There is no doubt that this was not to the liking of the power elite. Whatever intention the great intergenerational banking families had of using Lutheranism as a battering ram against the Church probably collapsed over time as the Gutenberg press ignited a revolution in thought that raced out of control – especially once the New World gave rise to a Confederation of States and then to "these united States."

In the centuries that followed, therefore, it seems clear that the European power elite fought back. Using money power, they attempted to control the colonies, first through the institution of an American central bank and then, when these attempts failed, through war, specifically the War Between the States, or Civil War.

The victory of the North, powered by the New York banking establishment with its European roots, presaged a vast change in America's societal evolution. It marked the rise of Wall Street, the fall of asset-based money (gold and silver), the demise of free banking and, eventually, the triumphant imposition of not just a central bank (the Federal Reserve) but also a graduated income tax and then, gradually, the accretion of the rest of the paraphernalia of the modern regulatory democracy.

Today, the same powerful families and banking dynasties that helped destroy the American republic have control over Western mainstream media, banking and industry. Warfare has escalated endlessly as the mechanism of nationalism has been employed throughout the world to generate quarrels between countries and ideologies that need constant funding. First it was Nazism, then Communism and now, of course, the "Muslim terrorist threat."

The great banking families of the West – ones that trace their generational roots back to Rome and perhaps even Babylon – have also throughout the past century perfected the marketing of dominant social themes to further their societal control. These fear-based promotions (global warming, terrorism, etc.) are intended to provoke citizens of the West in turning even more of their wealth and power over to institutions of governance controlled by the elite.

While this methodology worked quite well in the 20th century, the 21st century has seen considerable challenges grow up that have diminished the efficacy of the elite's dominant social themes. The Internet itself, in exposing these fear-based promotions, has made them a good deal less effective. What remains to the elite is the application of brute military force, but the Renaissance and Reformation both show us that such applications – bereft of an underlying belief structure – will eventually fail, or at least prove far less effective than wished.

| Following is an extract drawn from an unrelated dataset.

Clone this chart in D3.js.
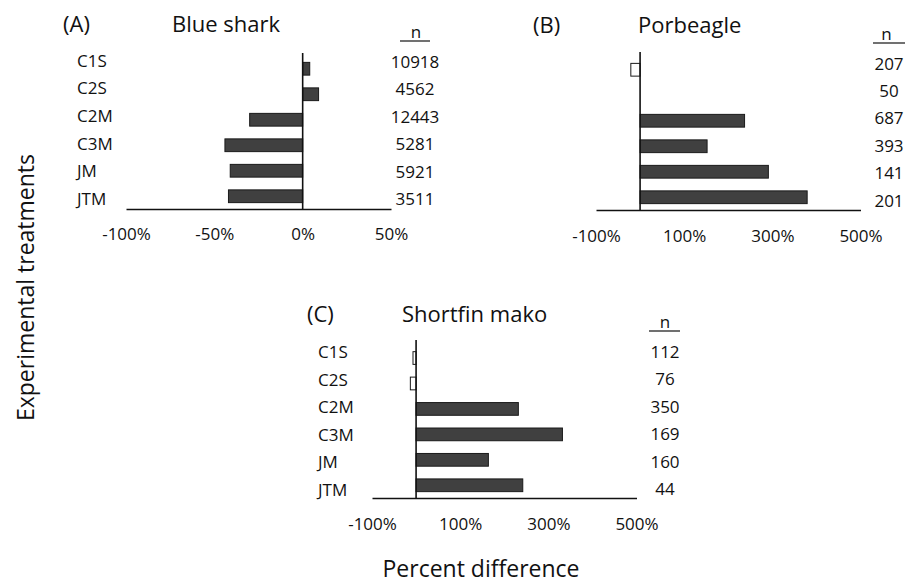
<!DOCTYPE html>
<html>
<head>
<meta charset="utf-8">
<script src="https://cdn.jsdelivr.net/npm/d3@7"></script>
<style>
  html, body { margin: 0; padding: 0; background: #fff; }
  svg { display: block; font-family: "Open Sans", "DejaVu Sans", sans-serif; }
  text { fill: #111; }
</style>
</head>
<body>
<svg id="chart" width="906" height="584"></svg>
<script>
// Treatments (rows, top to bottom)
const categories = ["C1S", "C2S", "C2M", "C3M", "JM", "JTM"];

// Percent difference per treatment
const blueSharkValues  = [4, 9, -30, -44, -41, -42];
const porbeagleValues  = [-21, 0, 237, 152, 291, 379];
const shortfinValues   = [-7, -13, 232, 332, 164, 242];

// Whether each bar is drawn filled (true) or open (false)
const blueSharkFilled  = [true, true, true, true, true, true];
const porbeagleFilled  = [false, false, true, true, true, true];
const shortfinFilled   = [false, false, true, true, true, true];

// Sample sizes
const blueSharkN = [10918, 4562, 12443, 5281, 5921, 3511];
const porbeagleN = [207, 50, 687, 393, 141, 201];
const shortfinN  = [112, 76, 350, 169, 160, 44];

// Axis ticks
const ticksA  = [-100, -50, 0, 50];
const ticksBC = [-100, 100, 300, 500];

const panels = [
  {
    tag: "(A)", title: "Blue shark",
    values: blueSharkValues, filled: blueSharkFilled, n: blueSharkN,
    domain: [-100, 50], ticks: ticksA,
    xRange: [126, 391], yRange: [56, 209], zeroTop: 53,
    tagX: 63, titleX: 172, titleY: 32,
    showLabels: true, labelX: 77, rowY: [66.5, 205],
    nX: 415, nRowY: [67.5, 205], nHeadX: 416, nHeadY: 38, nLine: [400, 430, 41],
    tickY: 240
  },
  {
    tag: "(B)", title: "Porbeagle",
    values: porbeagleValues, filled: porbeagleFilled, n: porbeagleN,
    domain: [-100, 500], ticks: ticksBC,
    xRange: [596, 860.5], yRange: [57, 210], zeroTop: 52,
    tagX: 533, titleX: 638, titleY: 32.5,
    showLabels: false,
    nX: 889, nRowY: [69.5, 206.5], nHeadX: 886.5, nHeadY: 39.5, nLine: [873, 905, 43],
    tickY: 241.5
  },
  {
    tag: "(C)", title: "Shortfin mako",
    values: shortfinValues, filled: shortfinFilled, n: shortfinN,
    domain: [-100, 500], ticks: ticksBC,
    xRange: [372, 636.5], yRange: [345.3, 498], zeroTop: 340,
    tagX: 307, titleX: 402, titleY: 321.5,
    showLabels: true, labelX: 318, rowY: [358, 496],
    nX: 665, nRowY: [358, 495], nHeadX: 665, nHeadY: 328.3, nLine: [649, 680, 331],
    tickY: 530
  }
];

const svg = d3.select("#chart");
const fmt = d => d + "%";

panels.forEach(p => {
  const g = svg.append("g");
  const x = d3.scaleLinear().domain(p.domain).range(p.xRange);
  const y = d3.scaleBand().domain(categories).range(p.yRange)
    .paddingInner(0.5).paddingOuter(0.25);

  // Bars
  g.selectAll("rect.bar")
    .data(categories.map((c, i) => ({ c, v: p.values[i], f: p.filled[i] })))
    .join("rect")
    .attr("class", "bar")
    .attr("x", d => x(Math.min(0, d.v)))
    .attr("width", d => Math.abs(x(d.v) - x(0)))
    .attr("y", d => y(d.c))
    .attr("height", y.bandwidth())
    .attr("fill", d => d.f ? "#404040" : "#ffffff")
    .attr("stroke", "#1a1a1a")
    .attr("stroke-width", 1)
    .attr("display", d => d.v === 0 ? "none" : null);

  // Horizontal baseline (x axis line) with percentage tick labels, no tick marks
  const axis = d3.axisBottom(x).tickValues(p.ticks).tickFormat(fmt)
    .tickSize(0).tickPadding(0);
  const ax = g.append("g")
    .attr("transform", `translate(0,${p.yRange[1]})`)
    .call(axis);
  ax.select(".domain").attr("stroke", "#111").attr("stroke-width", 1.6);
  ax.selectAll(".tick text")
    .attr("y", p.tickY - p.yRange[1])
    .attr("dy", null)
    .style("font-family", "'Open Sans', sans-serif")
    .style("font-size", "17px")
    .attr("fill", "#111");

  // Zero line
  g.append("line")
    .attr("x1", x(0)).attr("x2", x(0))
    .attr("y1", p.zeroTop).attr("y2", p.yRange[1])
    .attr("stroke", "#111").attr("stroke-width", 1.6);

  // Panel tag and species title
  g.append("text").attr("x", p.tagX).attr("y", p.titleY)
    .style("font-size", "22px").text(p.tag);
  g.append("text").attr("x", p.titleX).attr("y", p.titleY)
    .style("font-size", "22px").text(p.title);

  // Treatment labels
  if (p.showLabels) {
    const ly = d3.scalePoint().domain(categories).range(p.rowY);
    g.selectAll("text.cat").data(categories).join("text")
      .attr("class", "cat")
      .attr("x", p.labelX).attr("y", d => ly(d))
      .style("font-size", "17px").text(d => d);
  }

  // Sample-size column
  const ny = d3.scalePoint().domain(categories).range(p.nRowY);
  g.selectAll("text.n").data(categories).join("text")
    .attr("class", "n")
    .attr("x", p.nX).attr("y", d => ny(d))
    .attr("text-anchor", "middle")
    .style("font-size", "17px")
    .text((d, i) => p.n[i]);
  g.append("text").attr("x", p.nHeadX).attr("y", p.nHeadY)
    .attr("text-anchor", "middle").style("font-size", "17px").text("n");
  g.append("line")
    .attr("x1", p.nLine[0]).attr("x2", p.nLine[1])
    .attr("y1", p.nLine[2]).attr("y2", p.nLine[2])
    .attr("stroke", "#111").attr("stroke-width", 1.2);
});

// Shared axis titles
svg.append("text")
  .attr("transform", "translate(34,287.5) rotate(-90)")
  .attr("text-anchor", "middle")
  .style("font-size", "23px")
  .text("Experimental treatments");

svg.append("text")
  .attr("x", 481).attr("y", 577)
  .attr("text-anchor", "middle")
  .style("font-size", "23px")
  .text("Percent difference");
</script>
</body>
</html>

The Internet is a "game-changer." Today, the truth spreads around the globe in seconds as modern-day reformers send forth electronic bits and bytes explaining the realities of the free market and the fallacies of its enemies. Yes, freedom is increasingly in vogue both in Europe, where a growing movement in battling the imposition of "austerity," and in America where various Tea Parties are fighting to roll back taxes, diminish the power of the Federal Reserve and reduce the serial warfare sponsored by America's military-industrial complex.

Thanks to the Internet, one could argue, we are witnessing the beginning of the next great Renaissance/Reformation, free-market era. It is one that may prove even more powerful than the one unleashed by the Gutenberg press and agents such as Luther. Nonetheless, as Dr. Branden points out, any great societal evolution needs a spiritual underpinning to become truly effective and relevant.

When the current freedom movement finally finds its Martin Luther – or at least a substantive spiritual underpinning to support its free-market conclusions – miracles may happen.